## BEGIN
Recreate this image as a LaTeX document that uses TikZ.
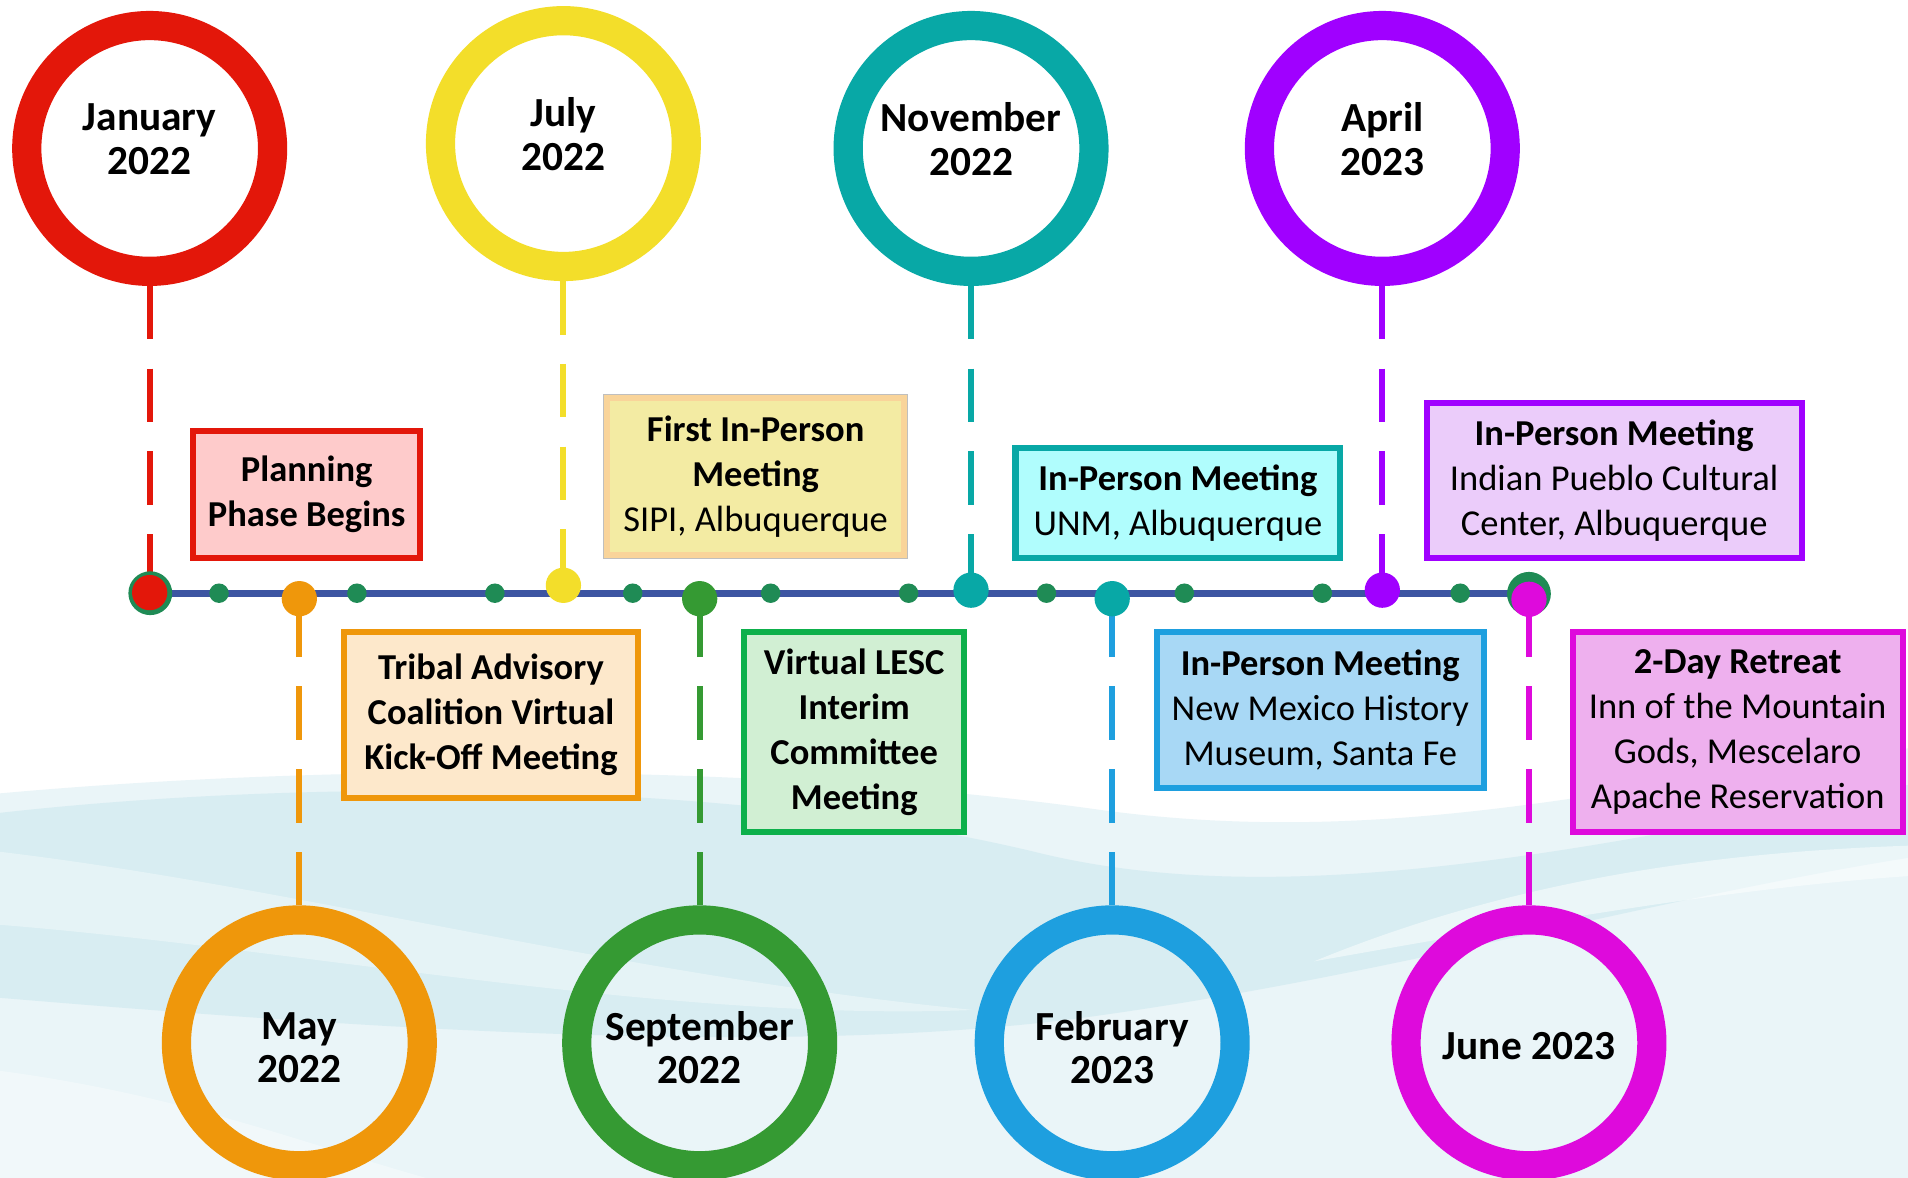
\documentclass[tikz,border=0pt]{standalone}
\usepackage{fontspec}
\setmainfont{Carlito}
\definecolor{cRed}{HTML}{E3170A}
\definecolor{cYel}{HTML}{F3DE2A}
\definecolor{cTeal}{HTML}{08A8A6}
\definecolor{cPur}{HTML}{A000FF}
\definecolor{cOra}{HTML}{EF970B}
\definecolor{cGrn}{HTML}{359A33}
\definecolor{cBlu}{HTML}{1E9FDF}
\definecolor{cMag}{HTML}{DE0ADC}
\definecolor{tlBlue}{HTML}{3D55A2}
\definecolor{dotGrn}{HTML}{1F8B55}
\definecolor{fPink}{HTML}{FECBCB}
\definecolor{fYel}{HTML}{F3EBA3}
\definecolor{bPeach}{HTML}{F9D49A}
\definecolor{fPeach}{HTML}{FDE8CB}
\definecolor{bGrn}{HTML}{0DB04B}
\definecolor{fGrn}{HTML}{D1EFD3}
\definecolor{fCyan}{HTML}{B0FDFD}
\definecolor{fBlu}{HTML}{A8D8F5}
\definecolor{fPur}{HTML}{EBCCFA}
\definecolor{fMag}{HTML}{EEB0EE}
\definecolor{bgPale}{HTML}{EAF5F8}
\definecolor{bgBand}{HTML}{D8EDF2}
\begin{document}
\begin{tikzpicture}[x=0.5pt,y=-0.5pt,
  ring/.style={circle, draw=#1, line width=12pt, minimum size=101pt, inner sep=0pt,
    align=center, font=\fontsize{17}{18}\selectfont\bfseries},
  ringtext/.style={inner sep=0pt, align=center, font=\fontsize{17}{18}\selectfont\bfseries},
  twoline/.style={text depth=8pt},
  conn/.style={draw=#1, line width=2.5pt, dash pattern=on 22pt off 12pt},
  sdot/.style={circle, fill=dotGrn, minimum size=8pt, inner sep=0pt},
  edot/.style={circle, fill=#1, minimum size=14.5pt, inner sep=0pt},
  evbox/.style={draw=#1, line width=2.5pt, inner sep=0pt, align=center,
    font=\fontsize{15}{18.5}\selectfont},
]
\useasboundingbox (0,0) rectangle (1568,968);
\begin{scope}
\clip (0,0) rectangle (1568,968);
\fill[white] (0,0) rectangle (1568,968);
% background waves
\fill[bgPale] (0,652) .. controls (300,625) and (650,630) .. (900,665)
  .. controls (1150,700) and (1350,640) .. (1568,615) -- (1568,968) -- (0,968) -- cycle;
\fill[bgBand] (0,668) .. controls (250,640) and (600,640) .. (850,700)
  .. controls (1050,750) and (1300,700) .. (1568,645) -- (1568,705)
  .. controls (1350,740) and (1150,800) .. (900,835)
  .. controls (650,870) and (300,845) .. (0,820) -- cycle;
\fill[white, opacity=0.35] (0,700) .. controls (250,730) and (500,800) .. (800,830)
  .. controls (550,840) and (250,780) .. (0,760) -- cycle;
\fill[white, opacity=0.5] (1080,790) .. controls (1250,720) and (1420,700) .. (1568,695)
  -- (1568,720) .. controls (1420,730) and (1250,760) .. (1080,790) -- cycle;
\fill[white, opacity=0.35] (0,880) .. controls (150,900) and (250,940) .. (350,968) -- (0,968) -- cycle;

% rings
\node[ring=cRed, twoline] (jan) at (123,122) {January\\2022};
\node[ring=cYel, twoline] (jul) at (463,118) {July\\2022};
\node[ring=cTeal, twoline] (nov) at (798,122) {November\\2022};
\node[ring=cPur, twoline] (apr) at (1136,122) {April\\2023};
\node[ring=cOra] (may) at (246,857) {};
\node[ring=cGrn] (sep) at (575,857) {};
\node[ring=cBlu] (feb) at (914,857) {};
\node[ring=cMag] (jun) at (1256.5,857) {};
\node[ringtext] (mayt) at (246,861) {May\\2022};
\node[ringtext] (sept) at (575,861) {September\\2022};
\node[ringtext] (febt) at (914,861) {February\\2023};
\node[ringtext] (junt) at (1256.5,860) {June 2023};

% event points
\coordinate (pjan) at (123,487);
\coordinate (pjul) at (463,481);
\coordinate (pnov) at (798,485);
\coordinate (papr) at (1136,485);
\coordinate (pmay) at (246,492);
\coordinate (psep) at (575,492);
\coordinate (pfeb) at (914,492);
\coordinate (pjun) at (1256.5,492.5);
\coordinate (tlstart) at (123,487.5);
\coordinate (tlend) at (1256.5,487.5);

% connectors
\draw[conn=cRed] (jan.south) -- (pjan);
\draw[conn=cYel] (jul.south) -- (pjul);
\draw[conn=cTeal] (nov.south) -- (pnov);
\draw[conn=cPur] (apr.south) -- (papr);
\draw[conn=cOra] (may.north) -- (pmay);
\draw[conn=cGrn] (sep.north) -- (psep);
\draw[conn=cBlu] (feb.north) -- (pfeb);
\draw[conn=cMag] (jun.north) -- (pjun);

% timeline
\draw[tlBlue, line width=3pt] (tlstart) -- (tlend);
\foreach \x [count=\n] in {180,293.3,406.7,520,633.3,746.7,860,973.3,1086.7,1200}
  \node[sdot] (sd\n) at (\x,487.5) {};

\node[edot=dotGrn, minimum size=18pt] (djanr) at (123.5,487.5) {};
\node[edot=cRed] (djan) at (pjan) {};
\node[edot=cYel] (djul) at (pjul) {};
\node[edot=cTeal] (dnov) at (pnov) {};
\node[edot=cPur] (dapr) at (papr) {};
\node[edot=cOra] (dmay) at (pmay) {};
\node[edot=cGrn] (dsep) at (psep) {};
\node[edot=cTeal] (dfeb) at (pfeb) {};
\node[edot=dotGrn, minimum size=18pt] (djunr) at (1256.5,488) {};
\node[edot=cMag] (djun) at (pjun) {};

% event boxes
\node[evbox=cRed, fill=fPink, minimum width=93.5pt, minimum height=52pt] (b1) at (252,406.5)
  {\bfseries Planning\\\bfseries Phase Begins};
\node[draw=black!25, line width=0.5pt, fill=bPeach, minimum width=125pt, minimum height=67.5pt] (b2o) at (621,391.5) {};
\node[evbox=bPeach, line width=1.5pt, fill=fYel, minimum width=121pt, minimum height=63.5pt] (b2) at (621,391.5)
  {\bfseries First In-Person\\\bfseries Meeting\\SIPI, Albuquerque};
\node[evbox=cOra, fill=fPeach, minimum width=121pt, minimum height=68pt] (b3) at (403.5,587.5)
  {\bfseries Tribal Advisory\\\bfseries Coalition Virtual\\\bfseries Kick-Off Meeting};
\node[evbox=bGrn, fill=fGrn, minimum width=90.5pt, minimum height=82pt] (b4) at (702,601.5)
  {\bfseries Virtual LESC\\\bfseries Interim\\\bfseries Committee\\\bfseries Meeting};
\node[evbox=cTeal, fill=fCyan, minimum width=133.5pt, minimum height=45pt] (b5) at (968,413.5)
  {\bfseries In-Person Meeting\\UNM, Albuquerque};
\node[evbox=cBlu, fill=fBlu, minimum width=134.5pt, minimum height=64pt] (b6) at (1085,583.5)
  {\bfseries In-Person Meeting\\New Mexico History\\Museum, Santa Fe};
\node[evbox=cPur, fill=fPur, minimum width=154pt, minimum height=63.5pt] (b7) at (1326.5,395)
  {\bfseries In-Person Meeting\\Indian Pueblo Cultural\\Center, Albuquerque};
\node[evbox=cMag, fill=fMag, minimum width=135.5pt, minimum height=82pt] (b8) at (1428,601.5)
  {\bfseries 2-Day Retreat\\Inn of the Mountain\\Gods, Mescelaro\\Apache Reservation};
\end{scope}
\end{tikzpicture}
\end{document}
## END
» Stated task: Copy the data word for word. Pictures do not go in the copy.

» Exercise output:
Recreate this image as a LaTeX document that uses TikZ.
\documentclass[tikz,border=0pt]{standalone}
\usepackage{fontspec}
\setmainfont{Carlito}
\definecolor{cRed}{HTML}{E3170A}
\definecolor{cYel}{HTML}{F3DE2A}
\definecolor{cTeal}{HTML}{08A8A6}
\definecolor{cPur}{HTML}{A000FF}
\definecolor{cOra}{HTML}{EF970B}
\definecolor{cGrn}{HTML}{359A33}
\definecolor{cBlu}{HTML}{1E9FDF}
\definecolor{cMag}{HTML}{DE0ADC}
\definecolor{tlBlue}{HTML}{3D55A2}
\definecolor{dotGrn}{HTML}{1F8B55}
\definecolor{fPink}{HTML}{FECBCB}
\definecolor{fYel}{HTML}{F3EBA3}
\definecolor{bPeach}{HTML}{F9D49A}
\definecolor{fPeach}{HTML}{FDE8CB}
\definecolor{bGrn}{HTML}{0DB04B}
\definecolor{fGrn}{HTML}{D1EFD3}
\definecolor{fCyan}{HTML}{B0FDFD}
\definecolor{fBlu}{HTML}{A8D8F5}
\definecolor{fPur}{HTML}{EBCCFA}
\definecolor{fMag}{HTML}{EEB0EE}
\definecolor{bgPale}{HTML}{EAF5F8}
\definecolor{bgBand}{HTML}{D8EDF2}
\begin{document}
\begin{tikzpicture}[x=0.5pt,y=-0.5pt,
  ring/.style={circle, draw=#1, line width=12pt, minimum size=101pt, inner sep=0pt,
    align=center, font=\fontsize{17}{18}\selectfont\bfseries},
  ringtext/.style={inner sep=0pt, align=center, font=\fontsize{17}{18}\selectfont\bfseries},
  twoline/.style={text depth=8pt},
  conn/.style={draw=#1, line width=2.5pt, dash pattern=on 22pt off 12pt},
  sdot/.style={circle, fill=dotGrn, minimum size=8pt, inner sep=0pt},
  edot/.style={circle, fill=#1, minimum size=14.5pt, inner sep=0pt},
  evbox/.style={draw=#1, line width=2.5pt, inner sep=0pt, align=center,
    font=\fontsize{15}{18.5}\selectfont},
]
\useasboundingbox (0,0) rectangle (1568,968);
\begin{scope}
\clip (0,0) rectangle (1568,968);
\fill[white] (0,0) rectangle (1568,968);
% background waves
\fill[bgPale] (0,652) .. controls (300,625) and (650,630) .. (900,665)
  .. controls (1150,700) and (1350,640) .. (1568,615) -- (1568,968) -- (0,968) -- cycle;
\fill[bgBand] (0,668) .. controls (250,640) and (600,640) .. (850,700)
  .. controls (1050,750) and (1300,700) .. (1568,645) -- (1568,705)
  .. controls (1350,740) and (1150,800) .. (900,835)
  .. controls (650,870) and (300,845) .. (0,820) -- cycle;
\fill[white, opacity=0.35] (0,700) .. controls (250,730) and (500,800) .. (800,830)
  .. controls (550,840) and (250,780) .. (0,760) -- cycle;
\fill[white, opacity=0.5] (1080,790) .. controls (1250,720) and (1420,700) .. (1568,695)
  -- (1568,720) .. controls (1420,730) and (1250,760) .. (1080,790) -- cycle;
\fill[white, opacity=0.35] (0,880) .. controls (150,900) and (250,940) .. (350,968) -- (0,968) -- cycle;

% rings
\node[ring=cRed, twoline] (jan) at (123,122) {January\\2022};
\node[ring=cYel, twoline] (jul) at (463,118) {July\\2022};
\node[ring=cTeal, twoline] (nov) at (798,122) {November\\2022};
\node[ring=cPur, twoline] (apr) at (1136,122) {April\\2023};
\node[ring=cOra] (may) at (246,857) {};
\node[ring=cGrn] (sep) at (575,857) {};
\node[ring=cBlu] (feb) at (914,857) {};
\node[ring=cMag] (jun) at (1256.5,857) {};
\node[ringtext] (mayt) at (246,861) {May\\2022};
\node[ringtext] (sept) at (575,861) {September\\2022};
\node[ringtext] (febt) at (914,861) {February\\2023};
\node[ringtext] (junt) at (1256.5,860) {June 2023};

% event points
\coordinate (pjan) at (123,487);
\coordinate (pjul) at (463,481);
\coordinate (pnov) at (798,485);
\coordinate (papr) at (1136,485);
\coordinate (pmay) at (246,492);
\coordinate (psep) at (575,492);
\coordinate (pfeb) at (914,492);
\coordinate (pjun) at (1256.5,492.5);
\coordinate (tlstart) at (123,487.5);
\coordinate (tlend) at (1256.5,487.5);

% connectors
\draw[conn=cRed] (jan.south) -- (pjan);
\draw[conn=cYel] (jul.south) -- (pjul);
\draw[conn=cTeal] (nov.south) -- (pnov);
\draw[conn=cPur] (apr.south) -- (papr);
\draw[conn=cOra] (may.north) -- (pmay);
\draw[conn=cGrn] (sep.north) -- (psep);
\draw[conn=cBlu] (feb.north) -- (pfeb);
\draw[conn=cMag] (jun.north) -- (pjun);

% timeline
\draw[tlBlue, line width=3pt] (tlstart) -- (tlend);
\foreach \x [count=\n] in {180,293.3,406.7,520,633.3,746.7,860,973.3,1086.7,1200}
  \node[sdot] (sd\n) at (\x,487.5) {};

\node[edot=dotGrn, minimum size=18pt] (djanr) at (123.5,487.5) {};
\node[edot=cRed] (djan) at (pjan) {};
\node[edot=cYel] (djul) at (pjul) {};
\node[edot=cTeal] (dnov) at (pnov) {};
\node[edot=cPur] (dapr) at (papr) {};
\node[edot=cOra] (dmay) at (pmay) {};
\node[edot=cGrn] (dsep) at (psep) {};
\node[edot=cTeal] (dfeb) at (pfeb) {};
\node[edot=dotGrn, minimum size=18pt] (djunr) at (1256.5,488) {};
\node[edot=cMag] (djun) at (pjun) {};

% event boxes
\node[evbox=cRed, fill=fPink, minimum width=93.5pt, minimum height=52pt] (b1) at (252,406.5)
  {\bfseries Planning\\\bfseries Phase Begins};
\node[draw=black!25, line width=0.5pt, fill=bPeach, minimum width=125pt, minimum height=67.5pt] (b2o) at (621,391.5) {};
\node[evbox=bPeach, line width=1.5pt, fill=fYel, minimum width=121pt, minimum height=63.5pt] (b2) at (621,391.5)
  {\bfseries First In-Person\\\bfseries Meeting\\SIPI, Albuquerque};
\node[evbox=cOra, fill=fPeach, minimum width=121pt, minimum height=68pt] (b3) at (403.5,587.5)
  {\bfseries Tribal Advisory\\\bfseries Coalition Virtual\\\bfseries Kick-Off Meeting};
\node[evbox=bGrn, fill=fGrn, minimum width=90.5pt, minimum height=82pt] (b4) at (702,601.5)
  {\bfseries Virtual LESC\\\bfseries Interim\\\bfseries Committee\\\bfseries Meeting};
\node[evbox=cTeal, fill=fCyan, minimum width=133.5pt, minimum height=45pt] (b5) at (968,413.5)
  {\bfseries In-Person Meeting\\UNM, Albuquerque};
\node[evbox=cBlu, fill=fBlu, minimum width=134.5pt, minimum height=64pt] (b6) at (1085,583.5)
  {\bfseries In-Person Meeting\\New Mexico History\\Museum, Santa Fe};
\node[evbox=cPur, fill=fPur, minimum width=154pt, minimum height=63.5pt] (b7) at (1326.5,395)
  {\bfseries In-Person Meeting\\Indian Pueblo Cultural\\Center, Albuquerque};
\node[evbox=cMag, fill=fMag, minimum width=135.5pt, minimum height=82pt] (b8) at (1428,601.5)
  {\bfseries 2-Day Retreat\\Inn of the Mountain\\Gods, Mescelaro\\Apache Reservation};
\end{scope}
\end{tikzpicture}
\end{document}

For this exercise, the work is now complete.